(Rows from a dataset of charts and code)
◆ ◆ ◆ ◆ ◆ ◆ ◆

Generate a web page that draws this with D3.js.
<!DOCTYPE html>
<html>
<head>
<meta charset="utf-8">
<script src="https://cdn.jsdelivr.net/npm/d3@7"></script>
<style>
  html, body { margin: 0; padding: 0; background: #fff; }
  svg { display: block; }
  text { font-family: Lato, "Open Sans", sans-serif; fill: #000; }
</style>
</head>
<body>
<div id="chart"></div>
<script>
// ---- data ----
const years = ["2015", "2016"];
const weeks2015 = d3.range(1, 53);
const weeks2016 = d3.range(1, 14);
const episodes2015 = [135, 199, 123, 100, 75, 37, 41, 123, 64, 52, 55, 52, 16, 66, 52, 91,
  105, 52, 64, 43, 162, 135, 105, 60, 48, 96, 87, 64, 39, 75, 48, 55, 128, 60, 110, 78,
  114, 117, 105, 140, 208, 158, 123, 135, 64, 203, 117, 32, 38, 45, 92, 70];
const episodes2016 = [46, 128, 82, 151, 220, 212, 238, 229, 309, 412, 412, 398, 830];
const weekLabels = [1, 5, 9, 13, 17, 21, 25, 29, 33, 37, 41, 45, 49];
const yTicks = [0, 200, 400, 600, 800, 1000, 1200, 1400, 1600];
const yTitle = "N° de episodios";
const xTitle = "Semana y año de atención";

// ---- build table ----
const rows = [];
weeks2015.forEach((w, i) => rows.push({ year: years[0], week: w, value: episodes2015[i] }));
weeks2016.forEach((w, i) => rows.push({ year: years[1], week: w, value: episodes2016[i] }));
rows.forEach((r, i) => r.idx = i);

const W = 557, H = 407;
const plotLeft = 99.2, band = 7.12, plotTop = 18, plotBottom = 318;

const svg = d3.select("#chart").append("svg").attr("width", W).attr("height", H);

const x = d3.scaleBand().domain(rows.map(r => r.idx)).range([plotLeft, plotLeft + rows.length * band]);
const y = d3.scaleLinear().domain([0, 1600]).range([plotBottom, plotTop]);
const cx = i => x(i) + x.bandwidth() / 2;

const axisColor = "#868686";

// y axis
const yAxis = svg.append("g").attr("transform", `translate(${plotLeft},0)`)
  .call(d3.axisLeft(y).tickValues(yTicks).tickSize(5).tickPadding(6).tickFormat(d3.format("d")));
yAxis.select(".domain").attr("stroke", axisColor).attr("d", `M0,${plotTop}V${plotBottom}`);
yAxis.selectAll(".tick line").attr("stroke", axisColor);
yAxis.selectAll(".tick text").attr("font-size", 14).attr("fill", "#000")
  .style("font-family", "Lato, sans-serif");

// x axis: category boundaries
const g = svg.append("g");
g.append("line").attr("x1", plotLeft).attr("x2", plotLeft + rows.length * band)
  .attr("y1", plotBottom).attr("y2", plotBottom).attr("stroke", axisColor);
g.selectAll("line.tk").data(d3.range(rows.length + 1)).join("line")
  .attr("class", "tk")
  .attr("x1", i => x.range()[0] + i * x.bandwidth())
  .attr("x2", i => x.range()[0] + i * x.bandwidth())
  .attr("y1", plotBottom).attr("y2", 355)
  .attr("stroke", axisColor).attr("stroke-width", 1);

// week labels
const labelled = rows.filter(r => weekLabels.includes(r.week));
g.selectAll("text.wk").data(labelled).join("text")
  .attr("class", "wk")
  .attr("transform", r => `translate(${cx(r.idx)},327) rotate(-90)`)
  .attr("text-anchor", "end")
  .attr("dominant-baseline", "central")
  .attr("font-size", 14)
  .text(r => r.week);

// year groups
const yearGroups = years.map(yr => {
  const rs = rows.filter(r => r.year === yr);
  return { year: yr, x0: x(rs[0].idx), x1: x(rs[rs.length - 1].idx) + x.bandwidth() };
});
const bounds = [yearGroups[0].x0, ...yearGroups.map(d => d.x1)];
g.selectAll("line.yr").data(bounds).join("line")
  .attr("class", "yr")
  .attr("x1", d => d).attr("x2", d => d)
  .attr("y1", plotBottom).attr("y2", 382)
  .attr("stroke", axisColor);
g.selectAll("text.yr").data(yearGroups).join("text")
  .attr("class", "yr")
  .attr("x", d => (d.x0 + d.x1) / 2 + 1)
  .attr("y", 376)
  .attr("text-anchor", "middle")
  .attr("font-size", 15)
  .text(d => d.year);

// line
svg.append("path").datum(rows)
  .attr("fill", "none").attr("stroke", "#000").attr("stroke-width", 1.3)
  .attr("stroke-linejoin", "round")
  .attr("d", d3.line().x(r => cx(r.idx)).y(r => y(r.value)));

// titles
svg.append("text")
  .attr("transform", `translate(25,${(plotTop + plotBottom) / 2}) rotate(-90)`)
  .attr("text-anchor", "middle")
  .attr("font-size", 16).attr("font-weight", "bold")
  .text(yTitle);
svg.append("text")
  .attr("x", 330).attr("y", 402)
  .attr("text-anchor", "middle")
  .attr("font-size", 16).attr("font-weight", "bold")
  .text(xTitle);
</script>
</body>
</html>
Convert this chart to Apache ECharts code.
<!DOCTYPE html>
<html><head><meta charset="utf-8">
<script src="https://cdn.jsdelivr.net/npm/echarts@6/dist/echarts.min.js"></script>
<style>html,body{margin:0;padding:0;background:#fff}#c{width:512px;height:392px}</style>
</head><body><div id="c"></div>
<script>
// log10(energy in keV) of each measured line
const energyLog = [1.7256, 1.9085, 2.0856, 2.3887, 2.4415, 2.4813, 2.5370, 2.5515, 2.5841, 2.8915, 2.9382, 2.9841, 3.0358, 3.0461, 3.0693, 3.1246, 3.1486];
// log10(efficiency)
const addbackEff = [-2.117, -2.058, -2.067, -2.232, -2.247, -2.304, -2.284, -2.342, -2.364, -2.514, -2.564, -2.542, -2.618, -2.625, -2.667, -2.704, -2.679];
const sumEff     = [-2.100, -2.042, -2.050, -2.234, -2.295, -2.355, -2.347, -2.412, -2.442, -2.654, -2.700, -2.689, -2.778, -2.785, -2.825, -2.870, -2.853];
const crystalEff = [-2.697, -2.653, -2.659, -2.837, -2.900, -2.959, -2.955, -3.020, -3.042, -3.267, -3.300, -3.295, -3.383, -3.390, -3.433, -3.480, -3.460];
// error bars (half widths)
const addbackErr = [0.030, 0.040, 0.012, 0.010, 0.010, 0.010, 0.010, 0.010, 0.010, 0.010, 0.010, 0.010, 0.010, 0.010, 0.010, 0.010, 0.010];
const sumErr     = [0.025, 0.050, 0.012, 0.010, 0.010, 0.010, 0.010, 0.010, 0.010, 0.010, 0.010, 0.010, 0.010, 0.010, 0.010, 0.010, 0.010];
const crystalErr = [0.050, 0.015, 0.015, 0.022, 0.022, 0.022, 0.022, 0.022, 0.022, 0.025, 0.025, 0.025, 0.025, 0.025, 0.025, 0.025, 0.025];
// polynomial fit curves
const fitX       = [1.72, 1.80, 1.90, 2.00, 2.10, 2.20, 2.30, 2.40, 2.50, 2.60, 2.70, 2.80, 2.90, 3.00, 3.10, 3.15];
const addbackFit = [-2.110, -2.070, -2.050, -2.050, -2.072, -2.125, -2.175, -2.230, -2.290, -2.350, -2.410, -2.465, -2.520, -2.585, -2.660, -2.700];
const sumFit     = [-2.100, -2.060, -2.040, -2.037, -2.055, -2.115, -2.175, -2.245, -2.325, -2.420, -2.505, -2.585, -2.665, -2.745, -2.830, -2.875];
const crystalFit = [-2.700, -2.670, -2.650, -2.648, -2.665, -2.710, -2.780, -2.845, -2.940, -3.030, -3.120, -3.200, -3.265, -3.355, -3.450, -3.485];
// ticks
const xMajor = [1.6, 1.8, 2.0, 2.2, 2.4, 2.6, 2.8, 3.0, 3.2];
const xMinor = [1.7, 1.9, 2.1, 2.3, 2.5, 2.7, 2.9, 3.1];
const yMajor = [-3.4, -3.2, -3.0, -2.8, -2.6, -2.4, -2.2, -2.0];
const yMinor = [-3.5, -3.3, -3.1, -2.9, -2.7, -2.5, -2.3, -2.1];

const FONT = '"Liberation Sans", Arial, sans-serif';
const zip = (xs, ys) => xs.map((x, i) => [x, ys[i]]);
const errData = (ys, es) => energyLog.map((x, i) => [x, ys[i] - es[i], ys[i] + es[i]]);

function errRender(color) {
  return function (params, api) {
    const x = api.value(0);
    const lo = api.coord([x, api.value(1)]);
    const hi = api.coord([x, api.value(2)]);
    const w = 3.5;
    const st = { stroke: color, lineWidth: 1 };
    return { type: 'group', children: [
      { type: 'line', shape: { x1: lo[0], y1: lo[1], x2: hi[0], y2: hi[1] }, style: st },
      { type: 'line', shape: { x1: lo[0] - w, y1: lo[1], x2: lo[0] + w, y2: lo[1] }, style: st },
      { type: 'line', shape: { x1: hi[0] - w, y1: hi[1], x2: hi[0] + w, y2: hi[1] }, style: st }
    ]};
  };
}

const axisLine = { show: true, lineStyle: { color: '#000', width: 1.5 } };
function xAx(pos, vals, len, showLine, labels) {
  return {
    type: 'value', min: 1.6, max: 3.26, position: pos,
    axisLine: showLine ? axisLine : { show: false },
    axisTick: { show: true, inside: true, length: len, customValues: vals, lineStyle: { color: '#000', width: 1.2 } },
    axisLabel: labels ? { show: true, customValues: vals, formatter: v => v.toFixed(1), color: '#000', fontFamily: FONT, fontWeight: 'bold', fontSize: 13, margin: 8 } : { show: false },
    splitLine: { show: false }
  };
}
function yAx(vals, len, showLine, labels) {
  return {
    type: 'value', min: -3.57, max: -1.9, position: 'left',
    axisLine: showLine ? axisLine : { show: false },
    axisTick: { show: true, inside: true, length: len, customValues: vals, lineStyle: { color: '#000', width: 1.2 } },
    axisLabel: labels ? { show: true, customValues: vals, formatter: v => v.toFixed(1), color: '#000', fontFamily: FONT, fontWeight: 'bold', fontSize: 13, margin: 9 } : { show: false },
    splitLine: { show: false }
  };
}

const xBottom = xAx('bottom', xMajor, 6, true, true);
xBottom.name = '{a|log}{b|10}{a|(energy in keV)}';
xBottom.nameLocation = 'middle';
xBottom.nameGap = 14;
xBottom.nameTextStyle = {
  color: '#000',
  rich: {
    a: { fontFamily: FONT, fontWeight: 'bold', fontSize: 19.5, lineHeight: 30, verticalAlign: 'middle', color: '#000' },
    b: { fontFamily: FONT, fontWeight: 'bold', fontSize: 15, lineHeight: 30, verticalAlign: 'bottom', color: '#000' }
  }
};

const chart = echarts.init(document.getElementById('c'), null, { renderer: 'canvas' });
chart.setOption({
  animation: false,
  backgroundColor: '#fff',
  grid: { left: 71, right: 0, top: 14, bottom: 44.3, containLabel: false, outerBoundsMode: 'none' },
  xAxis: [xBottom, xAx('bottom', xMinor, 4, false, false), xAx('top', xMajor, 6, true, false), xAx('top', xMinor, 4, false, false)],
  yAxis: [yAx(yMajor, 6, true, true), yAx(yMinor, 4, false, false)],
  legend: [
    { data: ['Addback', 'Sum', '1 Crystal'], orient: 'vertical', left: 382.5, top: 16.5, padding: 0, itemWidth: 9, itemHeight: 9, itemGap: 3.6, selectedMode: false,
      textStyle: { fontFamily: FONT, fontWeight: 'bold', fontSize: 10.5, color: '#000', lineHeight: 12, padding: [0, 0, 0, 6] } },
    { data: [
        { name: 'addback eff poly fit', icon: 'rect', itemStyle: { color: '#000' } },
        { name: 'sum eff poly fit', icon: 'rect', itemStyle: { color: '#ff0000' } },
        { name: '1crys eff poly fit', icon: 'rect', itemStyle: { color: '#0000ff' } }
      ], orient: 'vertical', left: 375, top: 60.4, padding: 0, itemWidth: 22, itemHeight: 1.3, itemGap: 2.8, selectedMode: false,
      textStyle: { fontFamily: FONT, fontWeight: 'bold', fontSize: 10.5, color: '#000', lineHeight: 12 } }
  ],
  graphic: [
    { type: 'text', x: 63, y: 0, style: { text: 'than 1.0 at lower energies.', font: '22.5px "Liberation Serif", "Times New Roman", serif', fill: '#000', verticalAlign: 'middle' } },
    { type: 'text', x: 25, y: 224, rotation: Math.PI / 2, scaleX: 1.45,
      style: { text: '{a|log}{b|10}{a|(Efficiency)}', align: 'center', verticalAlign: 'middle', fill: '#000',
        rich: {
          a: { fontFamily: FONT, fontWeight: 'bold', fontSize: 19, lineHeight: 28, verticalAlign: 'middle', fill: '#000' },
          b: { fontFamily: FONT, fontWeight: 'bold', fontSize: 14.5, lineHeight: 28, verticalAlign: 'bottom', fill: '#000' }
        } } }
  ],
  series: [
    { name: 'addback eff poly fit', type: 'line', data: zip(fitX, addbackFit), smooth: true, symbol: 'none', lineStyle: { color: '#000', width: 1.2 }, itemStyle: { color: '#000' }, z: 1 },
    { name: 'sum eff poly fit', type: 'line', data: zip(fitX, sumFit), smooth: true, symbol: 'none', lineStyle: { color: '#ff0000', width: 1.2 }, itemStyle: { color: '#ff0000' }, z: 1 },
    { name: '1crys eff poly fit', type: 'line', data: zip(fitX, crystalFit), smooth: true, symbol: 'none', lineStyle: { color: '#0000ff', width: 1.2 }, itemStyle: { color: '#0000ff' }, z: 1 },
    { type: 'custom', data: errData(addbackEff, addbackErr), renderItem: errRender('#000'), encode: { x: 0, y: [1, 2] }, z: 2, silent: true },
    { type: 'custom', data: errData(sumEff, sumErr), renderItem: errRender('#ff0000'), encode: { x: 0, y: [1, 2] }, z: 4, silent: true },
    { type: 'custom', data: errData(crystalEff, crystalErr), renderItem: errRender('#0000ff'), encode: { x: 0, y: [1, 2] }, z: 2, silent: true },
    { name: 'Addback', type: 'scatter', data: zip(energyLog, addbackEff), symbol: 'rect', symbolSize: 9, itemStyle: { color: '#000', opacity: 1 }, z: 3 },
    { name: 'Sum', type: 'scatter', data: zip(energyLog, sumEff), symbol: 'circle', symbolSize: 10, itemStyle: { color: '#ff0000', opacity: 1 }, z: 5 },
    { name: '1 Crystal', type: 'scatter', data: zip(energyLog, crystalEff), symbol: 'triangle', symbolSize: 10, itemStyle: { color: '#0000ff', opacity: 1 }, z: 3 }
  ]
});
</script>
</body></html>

◆ ◆ ◆ ◆ ◆ ◆ ◆

» Request
Copy out every line in the entries above that holds "this".

» Full response
Generate a web page that draws this with D3.js.
Convert this chart to Apache ECharts code.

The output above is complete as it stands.